Monday, July 20, 2009

ENCROACHERS INVADE KWADASO PARK (PAGE 11, GRAPHIC SPORTS JULY 17)

A Kumasi-based businesswoman, Madam Sakaa and Sons, has extended her business operations to the Kwadaso Estate community sports park, making it difficult for citizens in the area to undertake sporting activities.
Apart from blocking the entrance to the pitch with assorted metal containers, making it difficult for vehicles to either convey sportsmen and women to the pitch or evacuate injured sports men and women from the park in case of emergency, the businesswoman has also turned the entrance into a sales point for culverts and cement blocks.
The entrance also serves as a dumping ground for sand, stones and gravels used for the moulding of the culverts and cement blocks, compounding the problems of the people in the community.
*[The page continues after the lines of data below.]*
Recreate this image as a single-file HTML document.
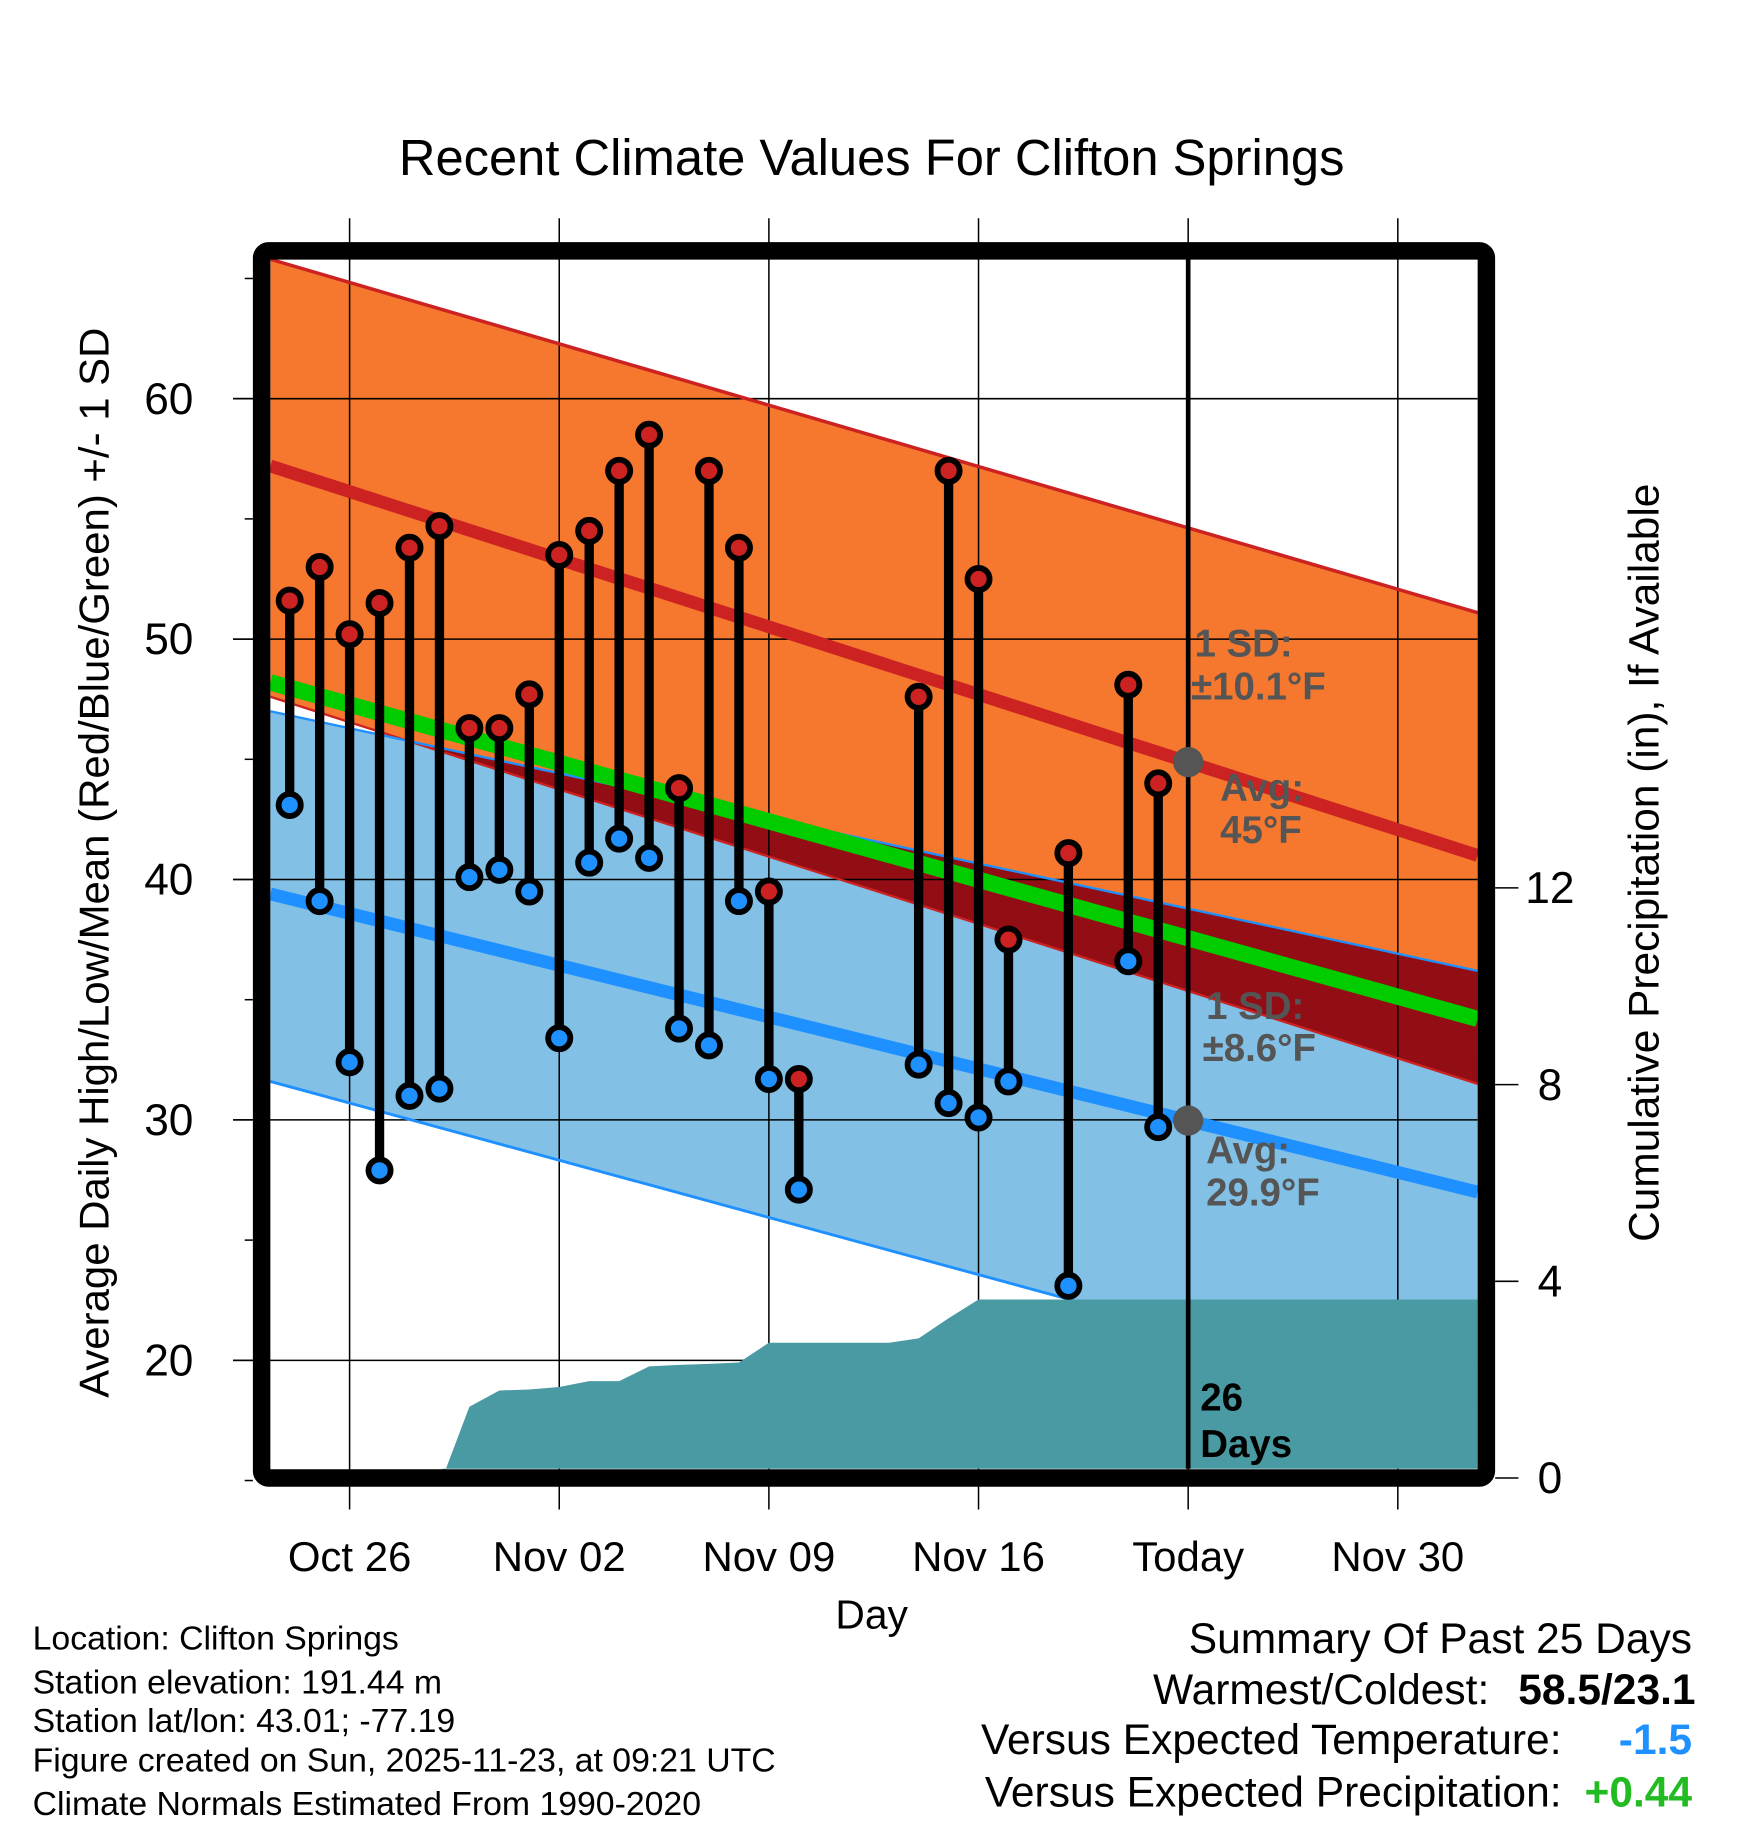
<!DOCTYPE html>
<html><head><meta charset="utf-8">
<style>
html,body{margin:0;padding:0;background:#fff;}
svg{display:block;font-family:"Liberation Sans",Arial,sans-serif;}
</style></head>
<body>
<svg id="chart" width="1748" height="1828" viewBox="0 0 1500 1568" xmlns="http://www.w3.org/2000/svg">
<text x="748" y="150" font-size="43.5" text-anchor="middle">Recent Climate Values For Clifton Springs</text>
<g id="fills"></g>
<g id="grid"></g>
<g id="lines"></g>
<g id="precip"></g>
<g id="today"></g>
<g id="marks"></g>
<g id="annot" font-weight="bold" font-size="33" fill="#555">
<text x="1025" y="563">1 SD:</text>
<text x="1022" y="600">±10.1°F</text>
<text x="1047" y="687">Avg:</text>
<text x="1047" y="723">45°F</text>
<text x="1035" y="874">1 SD:</text>
<text x="1032" y="910">±8.6°F</text>
<text x="1035" y="998">Avg:</text>
<text x="1035" y="1034">29.9°F</text>
<text x="1030" y="1210" fill="#000">26</text>
<text x="1030" y="1250" fill="#000">Days</text>
</g>
<rect x="224.5" y="215" width="1051" height="1053" rx="6" fill="none" stroke="#000" stroke-width="15"/>
<g id="axes"></g>
<text transform="translate(93,740) rotate(-90)" font-size="36" text-anchor="middle">Average Daily High/Low/Mean (Red/Blue/Green) +/- 1 SD</text>
<text transform="translate(1423,740) rotate(-90)" font-size="36.4" text-anchor="middle">Cumulative Precipitation (in), If Available</text>
<text x="748" y="1397" font-size="35" text-anchor="middle">Day</text>
<g font-size="29">
<text x="28" y="1415">Location: Clifton Springs</text>
<text x="28" y="1453">Station elevation: 191.44 m</text>
<text x="28" y="1486">Station lat/lon: 43.01; -77.19</text>
<text x="28" y="1520">Figure created on Sun, 2025-11-23, at 09:21 UTC</text>
<text x="28" y="1557">Climate Normals Estimated From 1990-2020</text>
</g>
<g font-size="36.5" text-anchor="end">
<text x="1452" y="1418">Summary Of Past 25 Days</text>
<text x="1278" y="1462">Warmest/Coldest:</text>
<text x="1455" y="1462" font-weight="bold">58.5/23.1</text>
<text x="1340" y="1505">Versus Expected Temperature:</text>
<text x="1452" y="1505" font-weight="bold" fill="#1e90ff">-1.5</text>
<text x="1340" y="1550">Versus Expected Precipitation:</text>
<text x="1452" y="1550" font-weight="bold" fill="#22bb22">+0.44</text>
</g>
</svg>
<script>
const days  = [-2,-1,0,1,2,3,4,5,6,7,8,9,10,11,12,13,14,15,19,20,21,22,24,26,27];
const highs = [51.6,53.0,50.2,51.5,53.8,54.7,46.3,46.3,47.7,53.5,54.5,57.0,58.5,43.8,57.0,53.8,39.5,31.7,47.6,57.0,52.5,37.5,41.1,48.1,44.0];
const lows  = [43.1,39.1,32.4,27.9,31.0,31.3,40.1,40.4,39.5,33.4,40.7,41.7,40.9,33.8,33.1,39.1,31.7,27.1,32.3,30.7,30.1,31.6,23.1,36.6,29.7];
const precipDays = [3.1,4,5,6,7,8,9,10,11,12,13,14,15,18,19,20,21,27,37.7];
const precipVals = [0,1.45,1.78,1.8,1.85,1.97,1.97,2.27,2.3,2.32,2.35,2.75,2.75,2.75,2.84,3.25,3.63,3.63,3.63];
// normals at left edge / right edge of plot
const highUpper = [65.8,51.1];
const highMean  = [57.2,41.0];
const highLower = [47.6,31.5];
const lowUpper  = [47.0,36.2];
const lowMean   = [39.4,27.0];
const lowLower  = [31.6,17.9];
const meanMean  = [48.2,34.2];
const yTicks = [20,30,40,50,60];
const y2Ticks = [0,4,8,12];
const xTickDays = [0,7,14,21,28,35];
const xTickLabels = ["Oct 26","Nov 02","Nov 09","Nov 16","Today","Nov 30"];
const todayDay = 28;

const NS="http://www.w3.org/2000/svg";
const L=232,R=1268,T=222,B=1260;
const X=d=>300+d*25.7;
const Y=t=>1167-(t-20)*20.63;
const Y2=p=>1268-p*42.2;
function mk(tag,attrs,parent){const e=document.createElementNS(NS,tag);for(const k in attrs)e.setAttribute(k,attrs[k]);parent.appendChild(e);return e;}
const G=id=>document.getElementById(id);
const lin=(a,x)=>a[0]+(a[1]-a[0])*(x-L)/(R-L);
function pts(a,b){return [[L,Y(a[0])],[R,Y(a[1])]].concat([[R,Y(b[1])],[L,Y(b[0])]]);}
const ps=p=>p.map(q=>q.join(',')).join(' ');

let e=mk('polygon',{points:ps(pts(highUpper,highLower)),fill:'#f5782e'},G('fills'));


e=mk('polygon',{points:ps(pts(lowUpper,lowLower)),fill:'#82c0e6'},G('fills'));


(function(){
  const f=x=>Y(lin(highLower,x))-Y(lin(lowUpper,x));
  let xc=L; if(f(L)<0){const a=f(L),b=f(R); xc=L+(R-L)*(-a)/(b-a);}
  const p=[[xc,Y(lin(lowUpper,xc))],[R,Y(lowUpper[1])],[R,Y(highLower[1])],[xc,Y(lin(highLower,xc))]];
  e=mk('polygon',{points:ps(p),fill:'#930d14'},G('fills'));
  
  
})();
(function(){
  const p=[[X(precipDays[0]),B]];
  precipDays.forEach((d,i)=>p.push([Math.min(X(d),R),Y2(precipVals[i])]));
  p.push([R,B]);
  e=mk('polygon',{points:ps(p),fill:'#4a9aa3'},G('precip'));
  
  
})();
yTicks.forEach(t=>{
  e=mk('line',{x1:200,x2:R,y1:Y(t),y2:Y(t),stroke:'#000','stroke-width':1.3},G('grid'));
  
  
});
xTickDays.forEach(d=>{
  e=mk('line',{x1:X(d),x2:X(d),y1:187,y2:1295,stroke:'#000','stroke-width':1.3},G('grid'));
  
  
});
function ln(a,col,w,name){e=mk('line',{x1:L,y1:Y(a[0]),x2:R,y2:Y(a[1]),stroke:col,'stroke-width':w},G('lines'));
  
  }
ln(highUpper,'#cc2222',3,'high-upper-line');
ln(highLower,'#cc2222',2,'high-lower-line');
ln(lowUpper,'#1e90ff',2,'low-upper-line');
ln(lowLower,'#1e90ff',2.5,'low-lower-line');
ln(meanMean,'#00cc00',14,'mean-line');
ln(highMean,'#cc2222',11,'high-mean-line');
ln(lowMean,'#1e90ff',11,'low-mean-line');
e=mk('line',{x1:X(todayDay),x2:X(todayDay),y1:T,y2:B,stroke:'#000','stroke-width':4},G('today'));


[lin(highMean,X(todayDay)),lin(lowMean,X(todayDay))].forEach(v=>{
  e=mk('circle',{cx:X(todayDay),cy:Y(v),r:13,fill:'#555'},G('today'));
  
  
});
days.forEach((d,i)=>{
  const x=X(d);
  e=mk('line',{x1:x,x2:x,y1:Y(highs[i]),y2:Y(lows[i]),stroke:'#000','stroke-width':8},G('marks'));
  
  
  e=mk('circle',{cx:x,cy:Y(highs[i]),r:9.5,fill:'#cc2222',stroke:'#000','stroke-width':5},G('marks'));
  
  
  e=mk('circle',{cx:x,cy:Y(lows[i]),r:9.5,fill:'#1e90ff',stroke:'#000','stroke-width':5},G('marks'));
  
  
});
for(let t=15;t<=65;t+=5){
  e=mk('line',{x1:yTicks.includes(t)?200:210,x2:217,y1:Y(t),y2:Y(t),stroke:'#000','stroke-width':1.3},G('axes'));
  
  
}
yTicks.forEach(t=>{
  e=mk('text',{x:166,y:Y(t)+13,'font-size':38,'text-anchor':'end'},G('axes'));e.textContent=t;
  
  
});
y2Ticks.forEach(p=>{
  e=mk('line',{x1:1283,x2:1303,y1:Y2(p),y2:Y2(p),stroke:'#000','stroke-width':1.3},G('axes'));
  
  
  e=mk('text',{x:1330,y:Y2(p)+13,'font-size':38,'text-anchor':'middle'},G('axes'));e.textContent=p;
  
  
});
xTickDays.forEach((d,i)=>{
  e=mk('text',{x:X(d),y:1348,'font-size':36,'text-anchor':'middle'},G('axes'));e.textContent=xTickLabels[i];
  
  
});
</script>
</body></html>
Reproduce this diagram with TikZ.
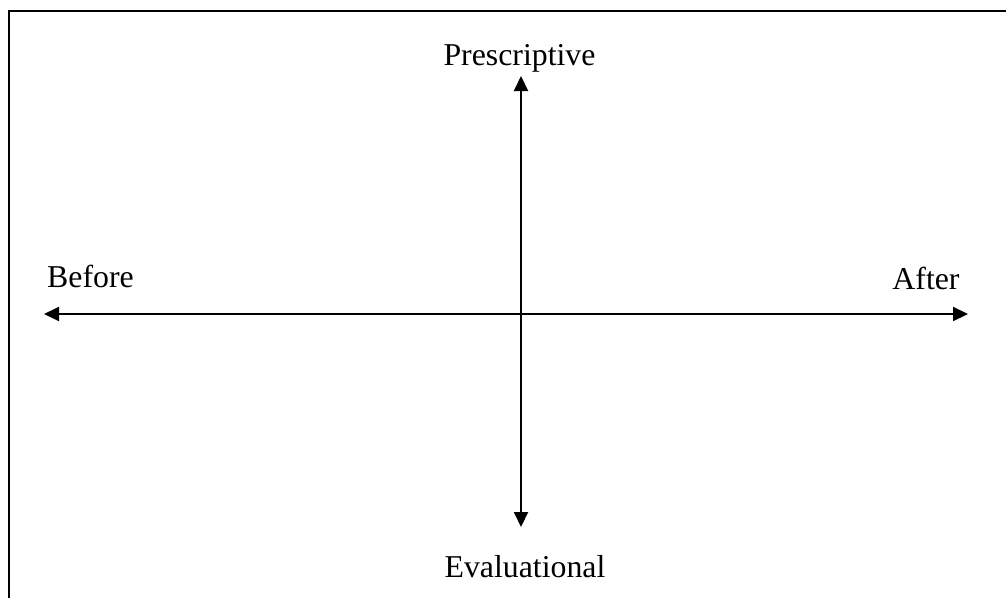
\documentclass[tikz,border=0pt]{standalone}
\usepackage{fontspec}
\setmainfont{Liberation Serif}
\usetikzlibrary{arrows.meta}
\begin{document}
\begin{tikzpicture}[x=1pt,y=-1pt,
  axis/.style={line width=2pt,{Triangle[length=15pt,width=14pt]}-{Triangle[length=15pt,width=14pt]}},
  frameline/.style={line width=2pt},
  lbl/.style={anchor=base,inner sep=0pt,font=\fontsize{31.8}{38}\selectfont}]
\useasboundingbox (0,0) rectangle (1006,598);
% frame (only left and top edges visible)
\coordinate (fb) at (8.5,598);
\coordinate (fc) at (8.5,11);
\coordinate (fr) at (1006,11);
\draw[frameline] (fb) -- (fc) -- (fr);
% axes
\coordinate (L) at (44,314);
\coordinate (R) at (968,314);
\coordinate (T) at (521,76);
\coordinate (B) at (521,527);
\draw[axis] (L) -- (R);
\draw[axis] (T) -- (B);
% labels
\node[lbl] (pre) at (519.5,65) {Prescriptive};
\node[lbl] (eva) at (525,577) {Evaluational};
\node[lbl] (bef) at (90.5,287) {Before};
\node[lbl] (aft) at (926,289) {After};
\end{tikzpicture}
\end{document}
When Graphic Sports paid a familiarisation visit to the Kwadaso Estate Community Park last Sunday, members of the Kwadaso Estate Keep Fit Club who had arrived for morning training found it difficult to even park their vehicles due to the invasion.
Speaking to this paper, the Chairman of the club, Mr Abeiku White, expressed concern about the inability of the Ashanti Regional Sports Council and the Kumasi Metropolitan Assembly to call the businesswoman who had invaded the Kwadaso Estate Community park to order by preventing her from conducting her business operations at the main entrance of the park.
He said apart from the members of the Keep Fit Club who used the pitch to exercise in order to stay healthy to enable them to increase productivity, the various educational institutions in the Kwadaso Estate also use the park regularly.
He mentioned Jesus The king, Holy Lutheran Trinity and Kwadaso Estate Community basic schools, as well as Prince of Peace Senior High School, as some of the educational institutions in the locality which regularly use the Kwadaso Estate Community park for their sporting activities.
Mr White said the park also serves as training ground for third division soccer clubs such as Great Africans and Yegoala to promote the development of soccer for the youth in the community, “but the selfish interest of this businesswoman is seriously undermining the effective and efficient development of sporting programmes here”.
He, therefore, pleaded with both the Regional Sports Council and the KMA to intervene urgently to prevent the encroachers from that act.